Un dernier truc malin : quand on veut faire du commerce dans une favela, il faut parfois se montrer trrrrrès imaginatif !
Chaque Brésilien rencontré me demande ce que je pense de la nourriture locale. Et moi de m’extasier, en parfait faux-cul, et d’en remettre quelques tonnes dans le genre compliment excessif. Bon, celles et ceux d’entre vous qui ont déjà arpenté l’Amérique Latine savent pertinemment qu’à de rares exceptions, la gastronomie locale ne fait pas partie des 8473 raisons de voyager ici. J’ai souvent l’impression que manger est uniquement ici un acte technique, à peu près aussi excitant qu’aller faire le plein à la station Total.
C’est souvent un peu roboratif (j’ai déjà parlé des 4 ou 5 féculents qui accompagnent systématiquement un repas). Mais bon, j’ai très bien mangé dans certains restaurants inventifs qui revisitent les classiques de la gastronomie locale. A cet égard, je clame dès que je peux mon amour pour Phil Rosenthal et sa merveilleuse série Somebody Feed Phil sur Netflix. C’est d’ailleurs grâce à lui que je pars à Santiago dans quelques jours… Ici, comme à Lisbonne, je suis Phil a la trace et vais manger là où il a mangé. Et c’est juste du bonheur… ce qui évidemment relativise ce que je viens d’écrire.

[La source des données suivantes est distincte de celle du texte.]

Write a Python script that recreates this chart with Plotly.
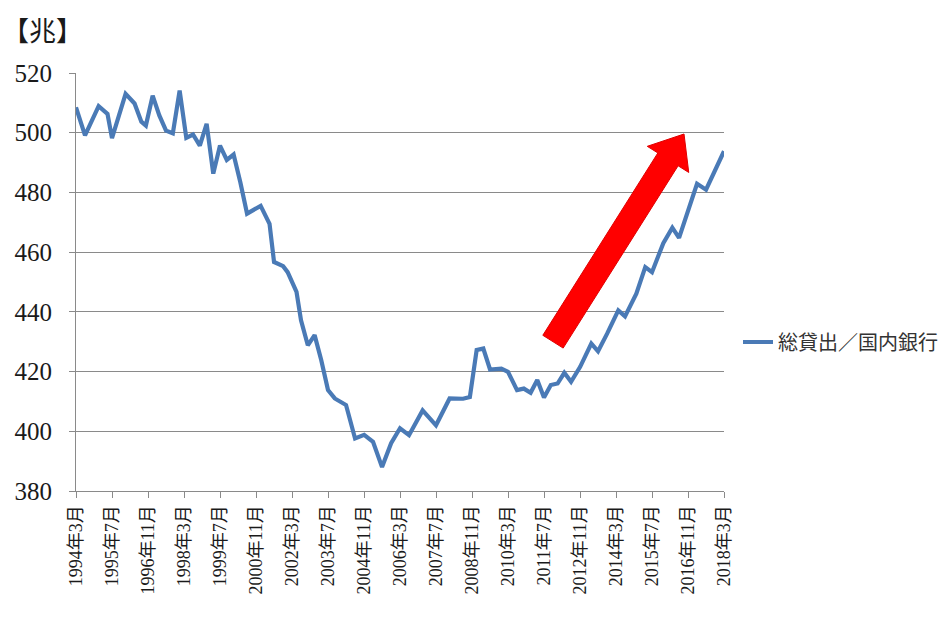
import numpy as np
import plotly.graph_objects as go

# ---- data ----
dates = [
    "1994-03", "1994-07", "1995-01", "1995-05", "1995-07", "1996-01", "1996-05", "1996-08",
    "1996-10", "1997-01", "1997-04", "1997-07", "1997-10", "1998-01", "1998-04", "1998-07",
    "1998-10", "1999-01", "1999-04", "1999-07", "1999-10", "2000-01", "2000-04", "2000-07",
    "2001-01", "2001-05", "2001-07", "2001-11", "2002-01", "2002-05", "2002-07", "2002-10",
    "2003-01", "2003-04", "2003-07", "2003-10", "2004-03", "2004-07", "2004-11", "2005-03",
    "2005-07", "2005-11", "2006-03", "2006-07", "2007-01", "2007-07", "2008-01", "2008-07",
    "2008-10", "2009-01", "2009-04", "2009-07", "2009-12", "2010-03", "2010-07", "2010-10",
    "2011-01", "2011-04", "2011-07", "2011-10", "2012-01", "2012-04", "2012-07", "2012-11",
    "2013-04", "2013-07", "2013-11", "2014-04", "2014-07", "2014-12", "2015-04", "2015-07",
    "2015-12", "2016-04", "2016-07", "2016-11", "2017-03", "2017-07", "2018-03",
]
loans = [
    508.5, 499.1, 508.9, 506.3, 498.2, 513.0, 509.8, 503.7,
    502.4, 512.4, 505.8, 500.7, 499.8, 514.1, 498.3, 499.4,
    495.7, 503.0, 486.3, 495.7, 490.9, 492.7, 483.4, 472.9,
    475.5, 469.5, 456.7, 455.3, 453.3, 446.7, 437.2, 428.8,
    432.2, 423.8, 413.8, 411.0, 408.8, 397.6, 398.8, 396.5,
    388.0, 396.0, 401.0, 398.7, 407.0, 402.0, 411.0, 410.9,
    411.5, 427.2, 427.7, 420.7, 421.0, 419.9, 413.8, 414.3,
    412.9, 417.2, 411.3, 415.5, 416.0, 419.6, 416.6, 421.6,
    429.4, 426.8, 432.7, 440.5, 438.5, 446.1, 455.0, 453.3,
    463.0, 468.2, 464.8, 474.0, 482.9, 480.9, 493.8,
]
tick_dates = [
    "1994-03", "1995-07", "1996-11", "1998-03", "1999-07", "2000-11", "2002-03",
    "2003-07", "2004-11", "2006-03", "2007-07", "2008-11", "2010-03", "2011-07",
    "2012-11", "2014-03", "2015-07", "2016-11", "2018-03",
]
tick_labels = [f"{d[:4]}年{int(d[5:])}月" for d in tick_dates]
series_name = "総貸出／国内銀行"
unit_label = "【兆】"

LINE = "#4A7AB6"
GRID = "#8A8A8A"
TXT = "#1a1a1a"
FONT = "Liberation Serif, Noto Sans CJK JP, serif"

W, H = 949, 627
ML, MR, MT, MB = 76, 225, 73, 136
PW, PH = W - ML - MR, H - MT - MB

fig = go.Figure()
fig.add_trace(go.Scatter(
    x=[d + "-01" for d in dates], y=loans, mode="lines", name=series_name,
    line=dict(color=LINE, width=4.2), showlegend=True,
))

# red block arrow (pixel geometry -> paper coords)
def to_paper(px, py):
    return (px - ML) / PW, (MT + PH - py) / PH

tail = np.array([553.0, 341.7])
tip = np.array([684.0, 134.0])
u = (tip - tail) / np.linalg.norm(tip - tail)
n = np.array([-u[1], u[0]])
w, Wh, hl = 12.0, 24.5, 30.0
base = tip - hl * u
pts = [tail + w * n, base + w * n, base + Wh * n, tip, base - Wh * n, base - w * n, tail - w * n]
path = "M " + " L ".join(f"{to_paper(*p)[0]:.4f},{to_paper(*p)[1]:.4f}" for p in pts) + " Z"
fig.add_shape(type="path", path=path, xref="paper", yref="paper",
              fillcolor="#FF0000", line=dict(color="#E00000", width=1), layer="above")

fig.add_annotation(text=unit_label, xref="paper", yref="paper",
                   x=(0 - ML) / PW, y=(MT + PH - 30) / PH, xanchor="left", yanchor="middle",
                   showarrow=False, font=dict(size=27, color=TXT, family="Noto Sans CJK JP"))

fig.update_layout(
    width=W, height=H,
    margin=dict(l=ML, r=MR, t=MT, b=MB, autoexpand=False),
    paper_bgcolor="white", plot_bgcolor="white",
    font=dict(family=FONT, color=TXT),
    legend=dict(x=(738 - ML) / PW, y=(MT + PH - 342) / PH, xanchor="left", yanchor="middle",
                font=dict(size=20, family="Noto Sans CJK JP", color="#333333"),
                bgcolor="rgba(0,0,0,0)", itemwidth=30),
    xaxis=dict(
        type="date", range=["1994-03-01", "2018-03-01"],
        tickvals=[d + "-01" for d in tick_dates], ticktext=tick_labels,
        tickangle=-90, tickfont=dict(size=18, family=FONT, color=TXT),
        showgrid=False, showline=True, linecolor=GRID, linewidth=1,
        ticks="outside", ticklen=6, tickcolor=GRID, zeroline=False,
    ),
    yaxis=dict(
        range=[380, 520], dtick=20, tick0=380,
        tickfont=dict(size=25, family=FONT, color=TXT),
        ticklabelstandoff=12,
        showgrid=True, gridcolor=GRID, gridwidth=1,
        showline=True, linecolor=GRID, linewidth=1,
        ticks="outside", ticklen=6, tickcolor=GRID, zeroline=False,
    ),
)

fig.write_html("out.html")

Et c’est tant mieux.
Vu au Mosteiro de Sao Bento : tous les artisans impliqués dans la construction d’une église Bénédictine devaient faire partie de l’ordre.
Qui est le seul gros naze qui, dès qu’il entre trempé de sueur dans le métro ou dans un magasin conditionné à 16 degrés, sort son pull de son sac ? Hm ? A votre avis ?
Je réalise donc une version portugaise de mes textes à destination de mes contacts lusophones ici. Traduction largement générée avec l’aide du traducteur automatique Deepl. Mais que je relis quand même. Et donc, quand je parlais la fois dernière de deux hitmakers (des types qui écrivent des hits), la machine me propose « dois assassinos ». Parfait.